Welcome to the second edition of the Remy & Bruce show. Since the first edition of this book came out in July 2010, much has changed: support for HTML5 is much more widespread; Internet Explorer 9 finally came out; Google Chrome announced it would drop support for H.264 video; Opera experimented with video streaming from the user’s webcam via the browser, and HTML5 fever became HTML5 hysteria with any new technique or technology being called HTML5 by clients, bosses, and journalists.
All these changes, and more, are discussed in this shiny second edition. There is a brand new Chapter 12 dealing with the realities of implementing all the new technologies for old browsers. And we’ve corrected a few bugs, tweaked some typos, rewritten some particularly opaque prose, and added at least one joke.

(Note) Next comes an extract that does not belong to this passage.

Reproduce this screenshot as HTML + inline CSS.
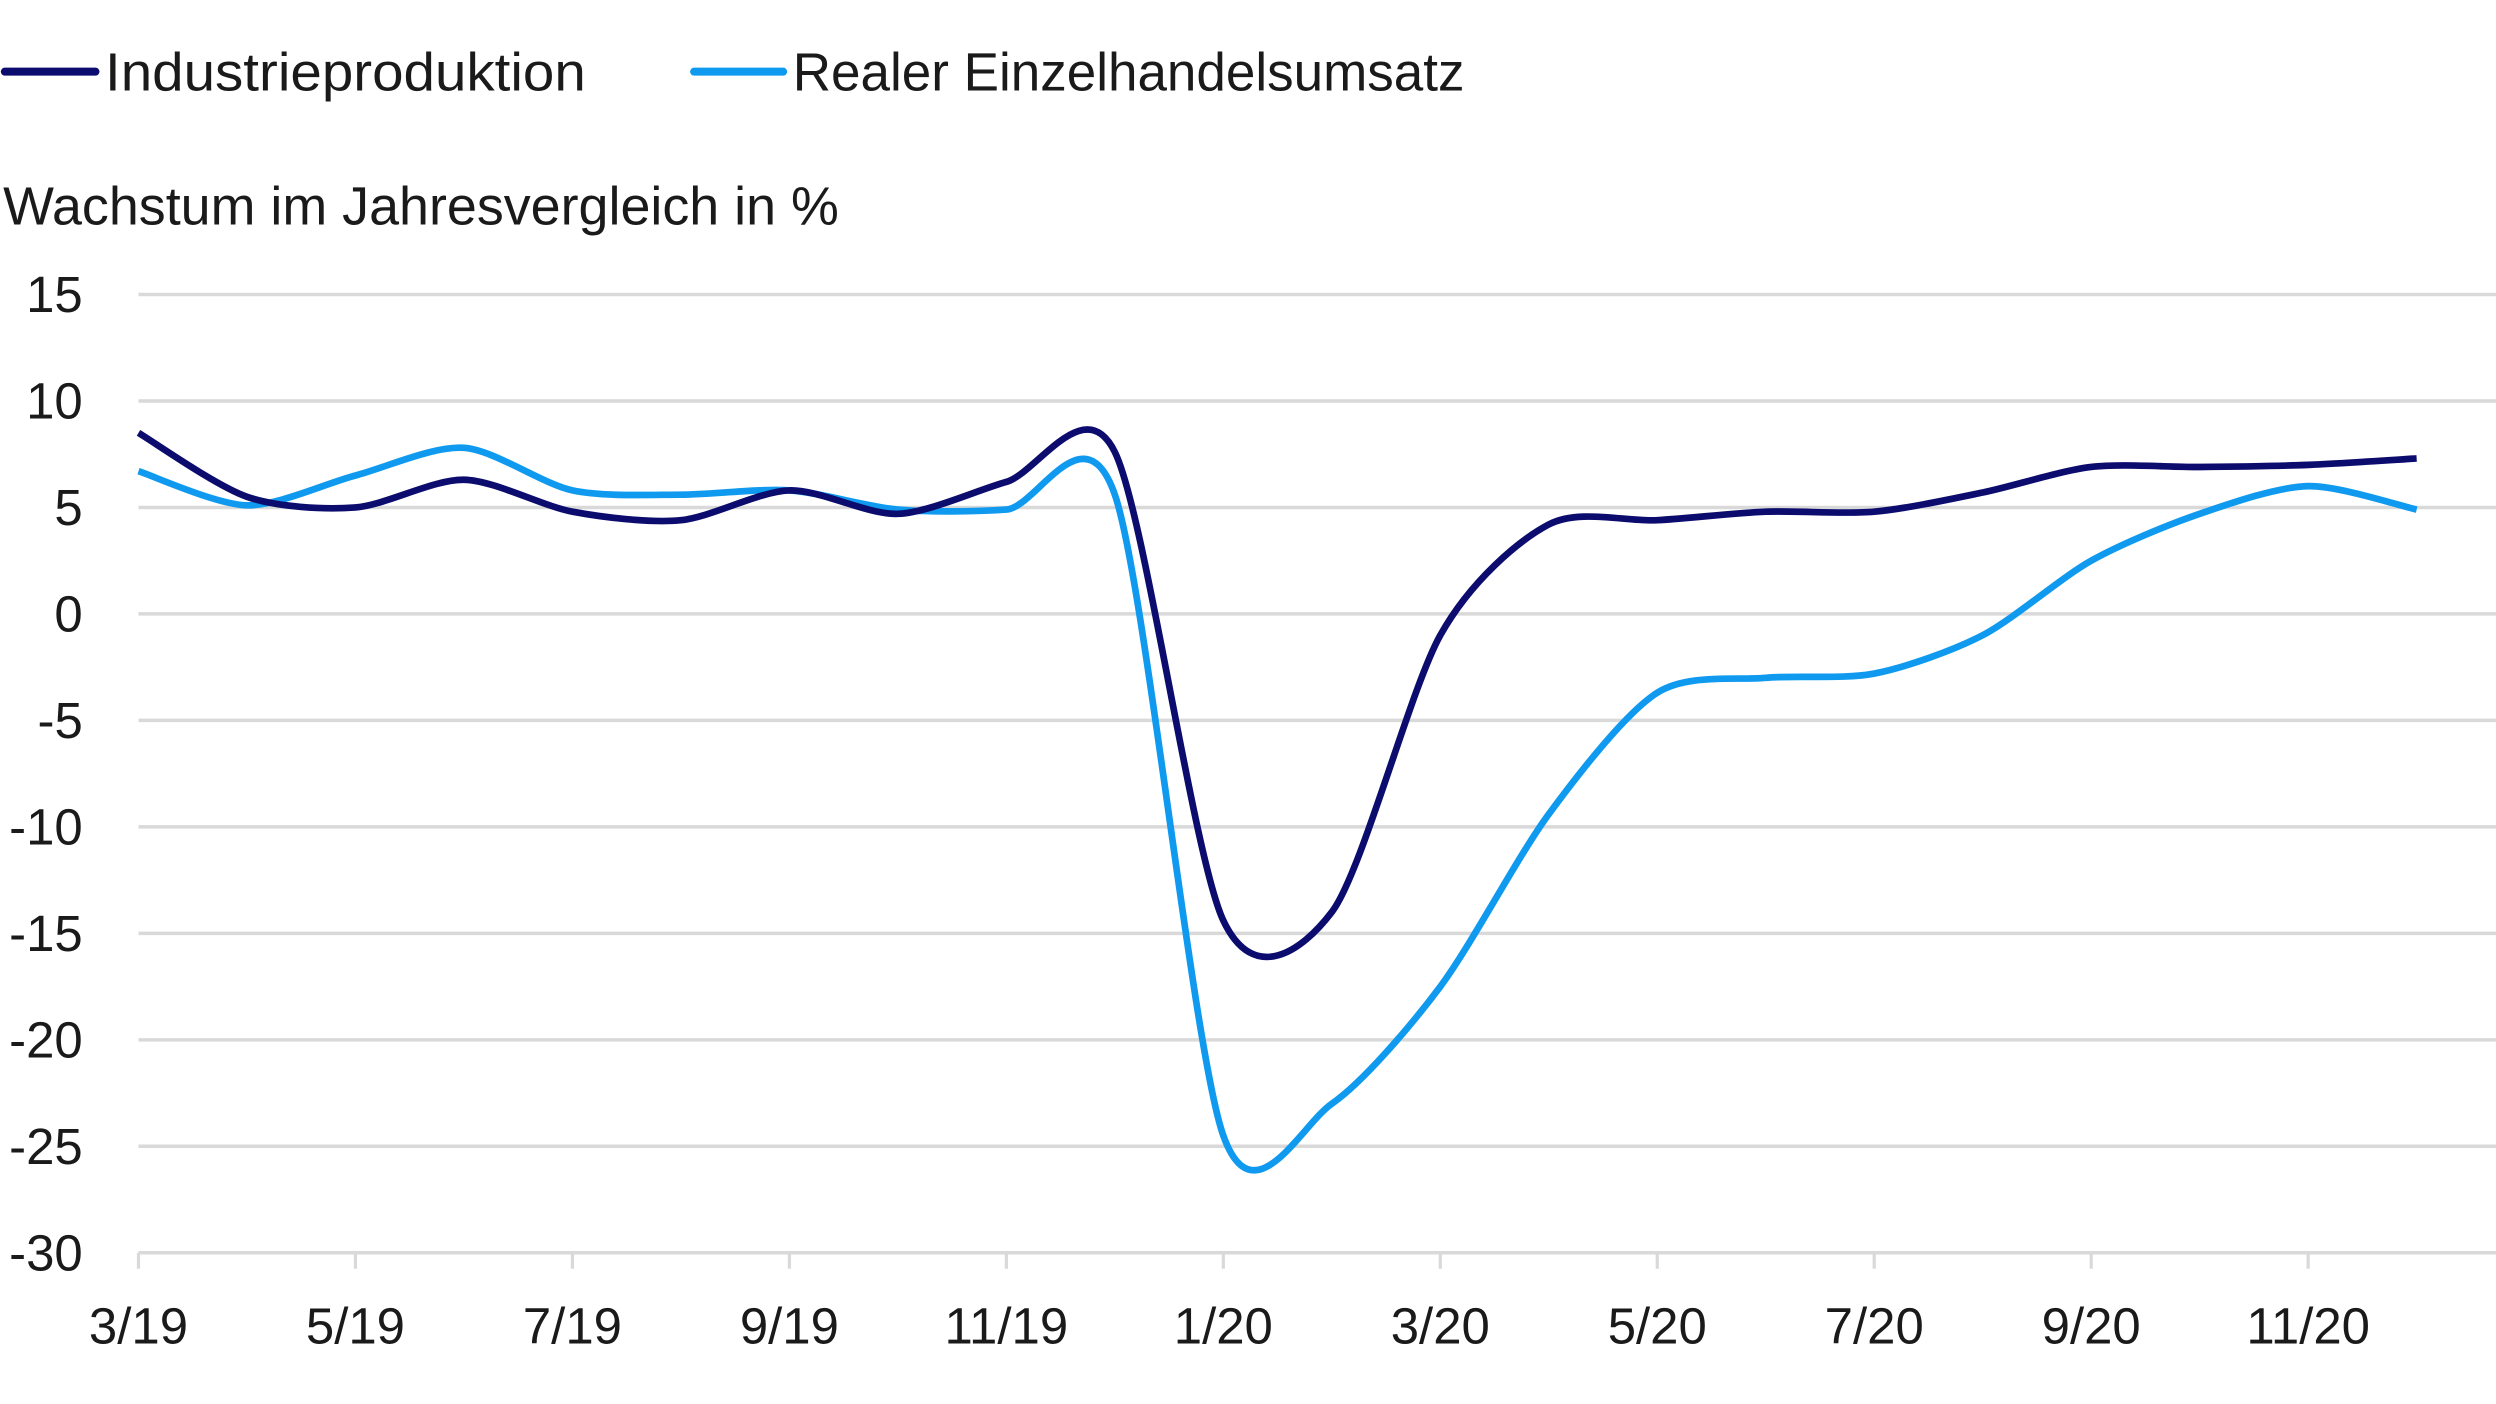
<!DOCTYPE html>
<html><head><meta charset="utf-8"><style>
html,body{margin:0;padding:0;background:#fff;}
svg{display:block;}
text{font-family:"Liberation Sans",sans-serif;fill:#1a1a1a;}
</style></head><body>
<svg id="chart" width="2496" height="1404" viewBox="0 0 1568 882" xmlns="http://www.w3.org/2000/svg">
  <g>
    <g>
      <line x1="3" y1="45" x2="60" y2="45" stroke="#0c0c6e" stroke-width="5" stroke-linecap="round"/>
      <text x="66" y="57" font-size="33.5" textLength="302" lengthAdjust="spacingAndGlyphs">Industrieproduktion</text>
    </g>
    <g>
      <line x1="436" y1="45" x2="492" y2="45" stroke="#0f9af0" stroke-width="5" stroke-linecap="round"/>
      <text x="498" y="57" font-size="33.5" textLength="422" lengthAdjust="spacingAndGlyphs">Realer Einzelhandelsumsatz</text>
    </g>
  </g>
  <text x="2" y="141" font-size="33.5" textLength="525" lengthAdjust="spacingAndGlyphs">Wachstum im Jahresvergleich in %</text>
  <g id="grid"></g>
  <g id="yticks"></g>
  <g id="xticks"></g>
  <g id="series"></g>
</svg>
<script>
const months = ["3/19","4/19","5/19","6/19","7/19","8/19","9/19","10/19","11/19","12/19","1/20","2/20","3/20","4/20","5/20","6/20","7/20","8/20","9/20","10/20","11/20","12/20"];
const industrie = [8.5,5.5,5.0,6.3,4.8,4.4,5.8,4.7,6.2,7.6,-14.4,-14.0,-1.0,4.2,4.4,4.8,4.8,5.7,6.9,6.9,7.0,7.3];
const einzelhandel = [6.7,5.1,6.5,7.8,5.8,5.6,5.8,4.9,4.9,5.6,-24.5,-23.0,-17.5,-9.4,-3.7,-3.0,-2.8,-1.0,2.5,4.7,6.0,4.9];
const yTicks = [15,10,5,0,-5,-10,-15,-20,-25,-30];
const xTickLabels = ["3/19","5/19","7/19","9/19","11/19","1/20","3/20","5/20","7/20","9/20","11/20"];

const NS="http://www.w3.org/2000/svg";
const x0=87, monthW=68.15, yTop=185, unitH=(787-185)/45;
function xScale(i){return x0+i*monthW;}
function yScale(v){return yTop+(15-v)*unitH;}
function mk(tag,attrs,parent){const e=document.createElementNS(NS,tag);for(const k in attrs)e.setAttribute(k,attrs[k]);parent.appendChild(e);return e;}

const grid=document.getElementById('grid'), yt=document.getElementById('yticks'), xt=document.getElementById('xticks'), ser=document.getElementById('series');
yTicks.forEach(v=>{
  const l=mk('line',{x1:87,x2:1568,y1:yScale(v),y2:yScale(v),stroke:'#d9d9d9','stroke-width':2.2},grid);
  
  
  const t=mk('text',{x:52,y:yScale(v)+11,'font-size':32,'text-anchor':'end'},yt);
  
  
  t.textContent=v;
});
xTickLabels.forEach(lab=>{
  const i=months.indexOf(lab);
  const tk=mk('line',{x1:xScale(i),x2:xScale(i),y1:787,y2:797,stroke:'#d9d9d9','stroke-width':2},grid);
  
  
  const t=mk('text',{x:xScale(i),y:844,'font-size':32,'text-anchor':'middle'},xt);
  
  
  t.textContent=lab;
});
function pathFor(vals){
  const p=vals.map((v,i)=>[xScale(i),yScale(v)]);
  let d=`M${p[0][0]},${p[0][1]}`;
  const t=0.14;
  for(let i=0;i<p.length-1;i++){
    const a=p[i-1]||p[i], b=p[i], c=p[i+1], e=p[i+2]||c;
    const c1=[b[0]+(c[0]-a[0])*t, b[1]+(c[1]-a[1])*t];
    const c2=[c[0]-(e[0]-b[0])*t, c[1]-(e[1]-b[1])*t];
    d+=` C${c1[0]},${c1[1]} ${c2[0]},${c2[1]} ${c[0]},${c[1]}`;
  }
  return d;
}
const l1=mk('path',{d:pathFor(einzelhandel),fill:'none',stroke:'#0f9af0','stroke-width':4.2,'stroke-linejoin':'round'},ser);


const l2=mk('path',{d:pathFor(industrie),fill:'none',stroke:'#0c0c6e','stroke-width':4.2,'stroke-linejoin':'round'},ser);


</script>
</body></html>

We’re two developers who have been playing with HTML5 since Christmas 2008—experimenting, participating in the mailing list, and generally trying to help shape the language as well as learn it.
Because we’re developers, we’re interested in building things. That’s why this book concentrates on the problems that HTML5 can solve, rather than on an academic investigation of the language. It’s worth noting, too, that although Bruce works for Opera Software, which began the proof of concept that eventually led to HTML5, he’s not part of the specification team there; his interest is as an author using the language for an accessible, easy-to-author, interoperable Web.